Copy exactly the lines from the line containing "Output the Python" to the line containing "y_min, y_max = -414, 385", both lines included, and omit any pictures.

____________________

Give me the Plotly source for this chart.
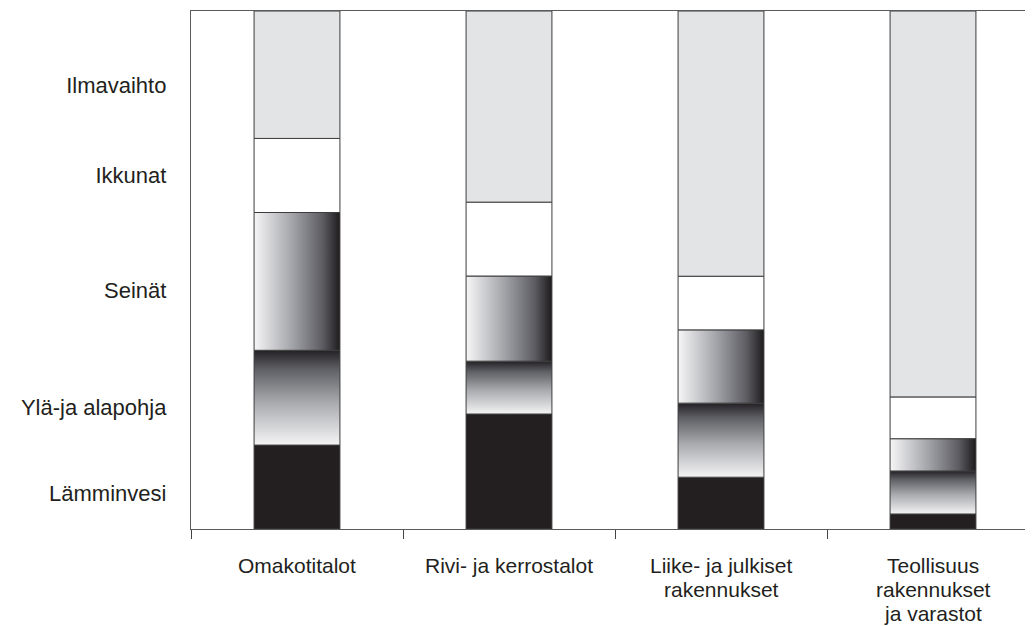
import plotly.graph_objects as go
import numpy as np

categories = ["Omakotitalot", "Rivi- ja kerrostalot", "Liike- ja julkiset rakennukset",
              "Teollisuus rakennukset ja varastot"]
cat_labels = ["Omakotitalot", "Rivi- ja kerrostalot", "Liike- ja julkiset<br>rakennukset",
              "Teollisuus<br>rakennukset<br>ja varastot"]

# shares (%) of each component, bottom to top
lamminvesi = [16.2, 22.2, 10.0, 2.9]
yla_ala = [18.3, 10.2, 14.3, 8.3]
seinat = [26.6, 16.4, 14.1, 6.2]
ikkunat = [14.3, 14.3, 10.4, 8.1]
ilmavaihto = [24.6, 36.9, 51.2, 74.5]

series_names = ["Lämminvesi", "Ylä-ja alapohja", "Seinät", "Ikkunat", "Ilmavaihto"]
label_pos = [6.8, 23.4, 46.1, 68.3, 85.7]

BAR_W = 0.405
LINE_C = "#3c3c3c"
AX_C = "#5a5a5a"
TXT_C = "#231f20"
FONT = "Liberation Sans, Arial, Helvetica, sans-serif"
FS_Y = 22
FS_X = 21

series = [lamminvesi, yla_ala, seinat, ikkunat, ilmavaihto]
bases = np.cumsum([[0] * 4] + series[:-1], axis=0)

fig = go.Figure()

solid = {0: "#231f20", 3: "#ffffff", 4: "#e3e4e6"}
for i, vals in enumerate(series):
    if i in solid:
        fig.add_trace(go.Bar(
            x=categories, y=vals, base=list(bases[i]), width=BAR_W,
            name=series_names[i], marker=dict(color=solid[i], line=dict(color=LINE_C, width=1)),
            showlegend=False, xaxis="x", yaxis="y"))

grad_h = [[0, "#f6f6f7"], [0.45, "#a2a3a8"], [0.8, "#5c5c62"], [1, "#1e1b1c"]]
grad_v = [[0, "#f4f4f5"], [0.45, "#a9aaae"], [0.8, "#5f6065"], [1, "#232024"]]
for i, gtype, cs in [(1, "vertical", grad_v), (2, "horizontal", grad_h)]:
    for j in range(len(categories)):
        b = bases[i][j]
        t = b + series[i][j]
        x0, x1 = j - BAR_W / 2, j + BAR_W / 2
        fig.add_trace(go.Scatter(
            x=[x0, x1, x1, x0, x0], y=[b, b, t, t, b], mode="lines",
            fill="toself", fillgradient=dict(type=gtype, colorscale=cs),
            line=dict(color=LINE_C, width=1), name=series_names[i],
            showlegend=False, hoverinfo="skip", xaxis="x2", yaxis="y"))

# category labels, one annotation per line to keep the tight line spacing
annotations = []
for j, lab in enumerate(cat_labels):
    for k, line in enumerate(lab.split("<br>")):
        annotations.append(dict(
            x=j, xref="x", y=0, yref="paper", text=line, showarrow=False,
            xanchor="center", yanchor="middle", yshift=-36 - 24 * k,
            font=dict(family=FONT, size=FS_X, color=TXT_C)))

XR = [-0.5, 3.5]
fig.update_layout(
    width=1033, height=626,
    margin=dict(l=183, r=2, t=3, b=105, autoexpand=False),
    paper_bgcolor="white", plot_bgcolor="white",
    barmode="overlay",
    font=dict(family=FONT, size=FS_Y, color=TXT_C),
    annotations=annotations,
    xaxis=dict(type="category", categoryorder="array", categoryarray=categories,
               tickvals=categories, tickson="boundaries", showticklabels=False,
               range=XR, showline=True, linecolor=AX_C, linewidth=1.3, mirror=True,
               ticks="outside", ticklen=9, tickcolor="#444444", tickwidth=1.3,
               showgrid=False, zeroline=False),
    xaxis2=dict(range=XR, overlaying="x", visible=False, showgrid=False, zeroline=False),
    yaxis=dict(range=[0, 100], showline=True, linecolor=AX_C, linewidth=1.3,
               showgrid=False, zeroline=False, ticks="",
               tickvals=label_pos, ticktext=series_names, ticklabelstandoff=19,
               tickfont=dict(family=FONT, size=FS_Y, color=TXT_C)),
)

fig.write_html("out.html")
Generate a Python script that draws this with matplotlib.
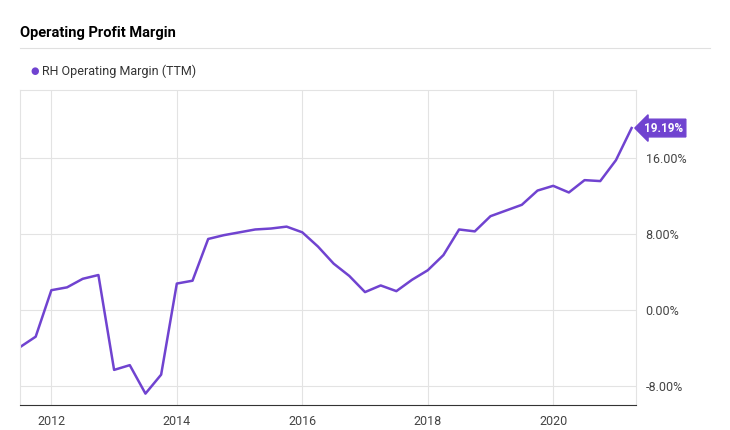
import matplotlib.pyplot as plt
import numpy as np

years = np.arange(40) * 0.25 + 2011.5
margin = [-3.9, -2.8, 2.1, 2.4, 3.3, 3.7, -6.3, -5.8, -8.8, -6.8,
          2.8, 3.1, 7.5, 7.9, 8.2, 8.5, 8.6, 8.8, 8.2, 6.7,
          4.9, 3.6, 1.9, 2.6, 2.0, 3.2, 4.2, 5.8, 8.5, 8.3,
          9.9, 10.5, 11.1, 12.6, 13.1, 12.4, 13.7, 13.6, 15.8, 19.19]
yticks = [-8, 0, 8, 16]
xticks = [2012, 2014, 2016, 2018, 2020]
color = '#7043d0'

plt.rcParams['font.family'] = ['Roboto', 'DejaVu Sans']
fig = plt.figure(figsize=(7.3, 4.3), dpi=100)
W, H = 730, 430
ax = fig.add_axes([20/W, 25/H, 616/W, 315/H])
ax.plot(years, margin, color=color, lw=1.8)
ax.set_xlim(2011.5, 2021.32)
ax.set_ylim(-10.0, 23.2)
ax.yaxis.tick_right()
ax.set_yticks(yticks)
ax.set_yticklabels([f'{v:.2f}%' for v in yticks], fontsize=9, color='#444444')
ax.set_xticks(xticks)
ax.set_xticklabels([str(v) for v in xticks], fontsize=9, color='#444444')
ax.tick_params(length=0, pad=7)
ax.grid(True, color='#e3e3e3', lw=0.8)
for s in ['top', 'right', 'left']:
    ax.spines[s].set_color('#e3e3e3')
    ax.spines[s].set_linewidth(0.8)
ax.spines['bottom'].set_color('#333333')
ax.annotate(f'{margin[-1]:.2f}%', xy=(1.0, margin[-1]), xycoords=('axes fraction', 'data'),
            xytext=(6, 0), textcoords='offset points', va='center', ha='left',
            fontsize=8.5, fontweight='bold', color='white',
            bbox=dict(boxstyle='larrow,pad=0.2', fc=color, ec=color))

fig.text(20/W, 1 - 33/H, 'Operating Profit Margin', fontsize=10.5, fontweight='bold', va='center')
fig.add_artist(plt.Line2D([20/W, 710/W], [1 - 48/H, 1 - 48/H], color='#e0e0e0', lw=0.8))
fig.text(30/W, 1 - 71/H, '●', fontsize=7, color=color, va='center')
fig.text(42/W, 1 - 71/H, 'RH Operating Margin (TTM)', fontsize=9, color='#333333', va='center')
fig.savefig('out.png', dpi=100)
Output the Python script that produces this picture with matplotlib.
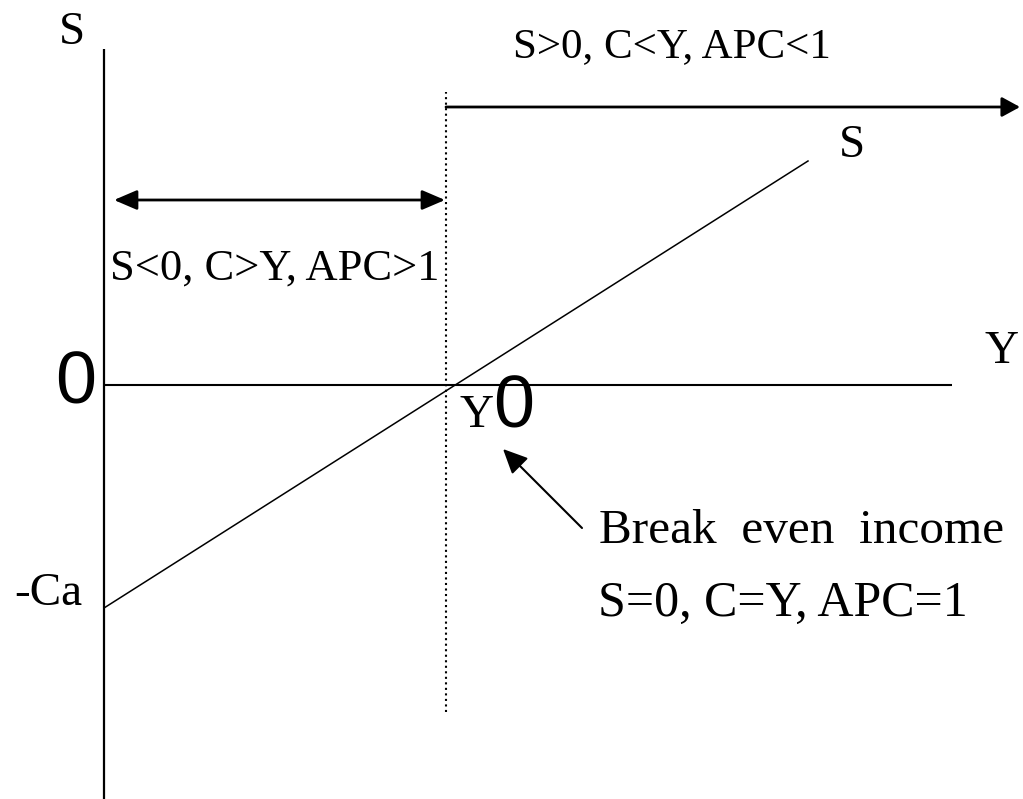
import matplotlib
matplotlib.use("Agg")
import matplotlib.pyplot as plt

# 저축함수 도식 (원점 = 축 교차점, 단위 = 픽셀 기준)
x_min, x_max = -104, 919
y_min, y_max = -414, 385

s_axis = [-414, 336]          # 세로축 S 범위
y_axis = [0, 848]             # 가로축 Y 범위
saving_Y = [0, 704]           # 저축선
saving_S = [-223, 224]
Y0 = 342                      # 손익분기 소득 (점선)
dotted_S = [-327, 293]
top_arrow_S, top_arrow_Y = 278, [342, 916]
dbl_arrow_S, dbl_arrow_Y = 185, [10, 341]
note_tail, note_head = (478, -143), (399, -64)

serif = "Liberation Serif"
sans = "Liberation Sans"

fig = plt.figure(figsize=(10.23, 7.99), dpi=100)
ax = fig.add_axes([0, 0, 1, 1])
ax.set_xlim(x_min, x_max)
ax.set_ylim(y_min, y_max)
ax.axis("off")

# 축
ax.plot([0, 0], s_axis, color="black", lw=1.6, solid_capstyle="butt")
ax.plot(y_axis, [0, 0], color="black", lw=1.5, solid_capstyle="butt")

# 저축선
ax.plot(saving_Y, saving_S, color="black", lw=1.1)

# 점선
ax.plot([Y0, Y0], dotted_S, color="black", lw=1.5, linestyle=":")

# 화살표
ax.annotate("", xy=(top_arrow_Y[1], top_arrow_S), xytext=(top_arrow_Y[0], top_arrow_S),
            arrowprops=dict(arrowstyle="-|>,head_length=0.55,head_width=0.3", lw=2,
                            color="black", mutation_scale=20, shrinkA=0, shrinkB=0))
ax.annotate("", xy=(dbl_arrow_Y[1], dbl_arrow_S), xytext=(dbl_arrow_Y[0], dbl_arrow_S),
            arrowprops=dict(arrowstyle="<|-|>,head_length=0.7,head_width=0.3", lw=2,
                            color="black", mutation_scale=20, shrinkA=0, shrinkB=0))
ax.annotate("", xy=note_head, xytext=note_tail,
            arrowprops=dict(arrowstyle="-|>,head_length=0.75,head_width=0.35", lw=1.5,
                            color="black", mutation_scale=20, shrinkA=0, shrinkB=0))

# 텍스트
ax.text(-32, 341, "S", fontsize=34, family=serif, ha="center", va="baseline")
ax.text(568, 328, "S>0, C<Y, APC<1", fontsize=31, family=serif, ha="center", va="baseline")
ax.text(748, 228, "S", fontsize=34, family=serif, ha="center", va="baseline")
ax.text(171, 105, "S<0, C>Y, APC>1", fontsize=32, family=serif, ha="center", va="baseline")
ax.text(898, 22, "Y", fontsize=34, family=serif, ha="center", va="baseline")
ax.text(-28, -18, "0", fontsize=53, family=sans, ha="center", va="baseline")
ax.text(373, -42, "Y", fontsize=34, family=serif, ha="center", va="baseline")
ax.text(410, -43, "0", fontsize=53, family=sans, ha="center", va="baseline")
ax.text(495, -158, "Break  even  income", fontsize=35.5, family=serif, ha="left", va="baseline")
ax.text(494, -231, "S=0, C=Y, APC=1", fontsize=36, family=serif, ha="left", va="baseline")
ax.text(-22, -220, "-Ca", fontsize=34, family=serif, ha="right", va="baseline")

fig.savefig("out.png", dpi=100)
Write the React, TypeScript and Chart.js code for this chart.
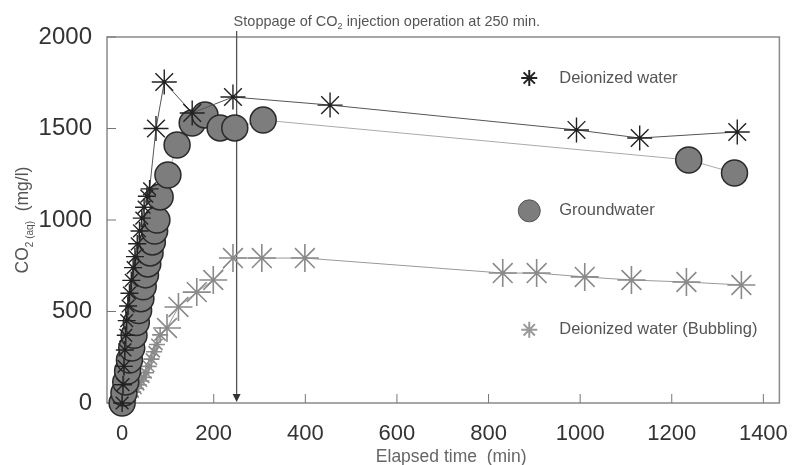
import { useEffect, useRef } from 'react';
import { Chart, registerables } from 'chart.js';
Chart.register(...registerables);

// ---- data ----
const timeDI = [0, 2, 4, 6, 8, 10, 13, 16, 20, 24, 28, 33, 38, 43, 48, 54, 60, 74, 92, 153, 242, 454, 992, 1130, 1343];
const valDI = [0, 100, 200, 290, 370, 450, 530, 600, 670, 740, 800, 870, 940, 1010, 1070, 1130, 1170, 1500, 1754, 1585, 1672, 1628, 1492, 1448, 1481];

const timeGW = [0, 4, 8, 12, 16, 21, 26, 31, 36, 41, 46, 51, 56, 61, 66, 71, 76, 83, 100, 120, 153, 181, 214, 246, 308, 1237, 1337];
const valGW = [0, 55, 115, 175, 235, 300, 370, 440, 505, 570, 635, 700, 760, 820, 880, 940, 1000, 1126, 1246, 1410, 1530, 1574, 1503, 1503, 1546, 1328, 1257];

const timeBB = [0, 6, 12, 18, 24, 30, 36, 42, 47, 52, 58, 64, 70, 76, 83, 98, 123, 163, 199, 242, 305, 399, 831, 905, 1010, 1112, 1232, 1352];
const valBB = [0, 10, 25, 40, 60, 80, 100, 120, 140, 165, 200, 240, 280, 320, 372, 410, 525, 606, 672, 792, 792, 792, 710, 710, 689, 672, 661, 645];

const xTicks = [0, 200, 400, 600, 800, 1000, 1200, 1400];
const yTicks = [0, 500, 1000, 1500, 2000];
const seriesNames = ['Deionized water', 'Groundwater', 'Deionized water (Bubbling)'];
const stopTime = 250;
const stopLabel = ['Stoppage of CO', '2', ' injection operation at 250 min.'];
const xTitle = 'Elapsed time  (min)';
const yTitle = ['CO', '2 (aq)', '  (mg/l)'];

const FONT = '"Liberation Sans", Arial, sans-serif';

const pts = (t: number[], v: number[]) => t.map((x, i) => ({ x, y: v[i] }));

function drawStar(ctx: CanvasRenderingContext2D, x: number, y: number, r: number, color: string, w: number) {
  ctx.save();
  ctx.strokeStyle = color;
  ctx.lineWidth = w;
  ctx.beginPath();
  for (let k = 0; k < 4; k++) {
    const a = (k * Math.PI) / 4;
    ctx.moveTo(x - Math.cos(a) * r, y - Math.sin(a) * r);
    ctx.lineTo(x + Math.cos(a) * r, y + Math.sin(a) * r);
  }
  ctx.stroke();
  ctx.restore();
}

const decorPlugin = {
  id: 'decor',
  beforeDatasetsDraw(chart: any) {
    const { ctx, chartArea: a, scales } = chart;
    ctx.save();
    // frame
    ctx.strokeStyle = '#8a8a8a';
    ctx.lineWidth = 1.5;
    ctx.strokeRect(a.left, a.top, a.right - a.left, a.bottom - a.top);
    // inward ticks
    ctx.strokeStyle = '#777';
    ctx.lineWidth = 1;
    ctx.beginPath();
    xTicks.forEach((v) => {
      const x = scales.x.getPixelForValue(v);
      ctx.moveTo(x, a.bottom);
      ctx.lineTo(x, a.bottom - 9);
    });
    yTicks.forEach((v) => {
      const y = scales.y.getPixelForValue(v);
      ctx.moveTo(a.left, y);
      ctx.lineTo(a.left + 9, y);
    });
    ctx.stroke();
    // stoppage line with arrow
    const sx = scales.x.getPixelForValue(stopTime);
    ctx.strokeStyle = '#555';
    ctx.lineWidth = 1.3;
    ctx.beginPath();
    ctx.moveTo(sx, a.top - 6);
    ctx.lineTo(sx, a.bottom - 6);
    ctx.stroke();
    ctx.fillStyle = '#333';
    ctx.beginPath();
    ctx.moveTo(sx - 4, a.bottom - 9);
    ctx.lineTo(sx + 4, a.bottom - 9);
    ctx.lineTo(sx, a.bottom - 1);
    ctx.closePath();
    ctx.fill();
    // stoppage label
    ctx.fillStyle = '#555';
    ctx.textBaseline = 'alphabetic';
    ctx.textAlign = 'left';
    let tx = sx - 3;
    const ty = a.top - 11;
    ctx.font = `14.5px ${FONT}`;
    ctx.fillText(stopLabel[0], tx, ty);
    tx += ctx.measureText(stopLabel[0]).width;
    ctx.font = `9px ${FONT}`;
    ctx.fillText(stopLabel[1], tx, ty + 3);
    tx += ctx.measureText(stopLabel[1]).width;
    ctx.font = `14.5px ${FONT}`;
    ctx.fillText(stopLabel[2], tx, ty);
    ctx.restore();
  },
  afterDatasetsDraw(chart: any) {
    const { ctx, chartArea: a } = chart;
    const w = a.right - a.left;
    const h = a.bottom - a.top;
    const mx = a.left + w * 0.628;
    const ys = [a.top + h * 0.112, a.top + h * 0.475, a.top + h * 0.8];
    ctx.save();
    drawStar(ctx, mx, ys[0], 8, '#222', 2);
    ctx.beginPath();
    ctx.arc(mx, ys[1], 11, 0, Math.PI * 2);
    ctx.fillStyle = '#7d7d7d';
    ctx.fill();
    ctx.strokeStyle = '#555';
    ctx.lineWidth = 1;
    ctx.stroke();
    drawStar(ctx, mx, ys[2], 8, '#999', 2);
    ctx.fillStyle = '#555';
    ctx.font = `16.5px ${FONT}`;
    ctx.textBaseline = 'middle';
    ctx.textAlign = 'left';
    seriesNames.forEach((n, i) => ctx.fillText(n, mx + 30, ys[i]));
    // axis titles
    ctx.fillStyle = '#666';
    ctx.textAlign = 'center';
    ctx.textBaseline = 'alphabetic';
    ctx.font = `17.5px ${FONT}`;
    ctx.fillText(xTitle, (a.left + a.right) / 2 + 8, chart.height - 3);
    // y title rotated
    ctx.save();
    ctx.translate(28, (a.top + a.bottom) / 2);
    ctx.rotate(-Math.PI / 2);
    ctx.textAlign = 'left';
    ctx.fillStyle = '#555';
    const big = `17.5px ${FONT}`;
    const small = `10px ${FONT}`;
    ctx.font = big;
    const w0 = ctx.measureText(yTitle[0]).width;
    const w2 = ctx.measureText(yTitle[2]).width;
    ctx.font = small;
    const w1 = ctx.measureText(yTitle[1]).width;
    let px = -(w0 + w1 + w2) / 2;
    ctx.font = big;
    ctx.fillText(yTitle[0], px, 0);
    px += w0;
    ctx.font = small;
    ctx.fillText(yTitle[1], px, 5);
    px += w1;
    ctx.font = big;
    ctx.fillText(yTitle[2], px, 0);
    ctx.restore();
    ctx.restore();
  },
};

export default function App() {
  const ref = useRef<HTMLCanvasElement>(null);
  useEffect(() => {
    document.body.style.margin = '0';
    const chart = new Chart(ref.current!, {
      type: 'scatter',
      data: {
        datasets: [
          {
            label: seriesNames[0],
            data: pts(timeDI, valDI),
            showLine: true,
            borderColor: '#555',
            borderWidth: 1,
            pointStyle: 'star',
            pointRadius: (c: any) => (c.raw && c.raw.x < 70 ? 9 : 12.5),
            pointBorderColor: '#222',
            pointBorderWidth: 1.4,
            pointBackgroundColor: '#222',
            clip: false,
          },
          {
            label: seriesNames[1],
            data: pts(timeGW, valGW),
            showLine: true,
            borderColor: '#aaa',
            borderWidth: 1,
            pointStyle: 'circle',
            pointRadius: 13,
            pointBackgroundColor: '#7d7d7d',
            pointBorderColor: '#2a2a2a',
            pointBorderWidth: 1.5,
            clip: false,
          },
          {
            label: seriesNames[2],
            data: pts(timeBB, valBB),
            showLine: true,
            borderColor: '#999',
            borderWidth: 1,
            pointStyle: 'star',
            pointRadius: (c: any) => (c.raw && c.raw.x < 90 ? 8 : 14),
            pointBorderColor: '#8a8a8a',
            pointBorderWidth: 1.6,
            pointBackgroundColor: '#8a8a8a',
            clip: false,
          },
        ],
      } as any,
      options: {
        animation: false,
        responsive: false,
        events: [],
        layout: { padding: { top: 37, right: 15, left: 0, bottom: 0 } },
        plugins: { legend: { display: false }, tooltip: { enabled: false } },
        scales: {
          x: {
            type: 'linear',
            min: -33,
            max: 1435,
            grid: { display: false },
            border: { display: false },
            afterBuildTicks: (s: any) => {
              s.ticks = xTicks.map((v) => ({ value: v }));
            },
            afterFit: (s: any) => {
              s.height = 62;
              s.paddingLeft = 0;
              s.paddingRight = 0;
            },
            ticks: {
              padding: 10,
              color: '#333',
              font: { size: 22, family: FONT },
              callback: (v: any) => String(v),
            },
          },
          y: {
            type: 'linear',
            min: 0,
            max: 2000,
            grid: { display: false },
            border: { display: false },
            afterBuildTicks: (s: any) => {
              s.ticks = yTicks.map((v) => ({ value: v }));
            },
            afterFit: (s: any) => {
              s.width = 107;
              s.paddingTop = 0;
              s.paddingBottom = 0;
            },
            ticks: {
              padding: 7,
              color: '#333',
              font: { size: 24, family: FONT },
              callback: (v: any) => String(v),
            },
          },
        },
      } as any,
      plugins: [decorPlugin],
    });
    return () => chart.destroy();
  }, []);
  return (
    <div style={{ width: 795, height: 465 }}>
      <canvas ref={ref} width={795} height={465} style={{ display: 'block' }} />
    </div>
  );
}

____________________

> _REPLY_:
Output the Python script that produces this picture with matplotlib.
import matplotlib
matplotlib.use("Agg")
import matplotlib.pyplot as plt

# 저축함수 도식 (원점 = 축 교차점, 단위 = 픽셀 기준)
x_min, x_max = -104, 919
y_min, y_max = -414, 385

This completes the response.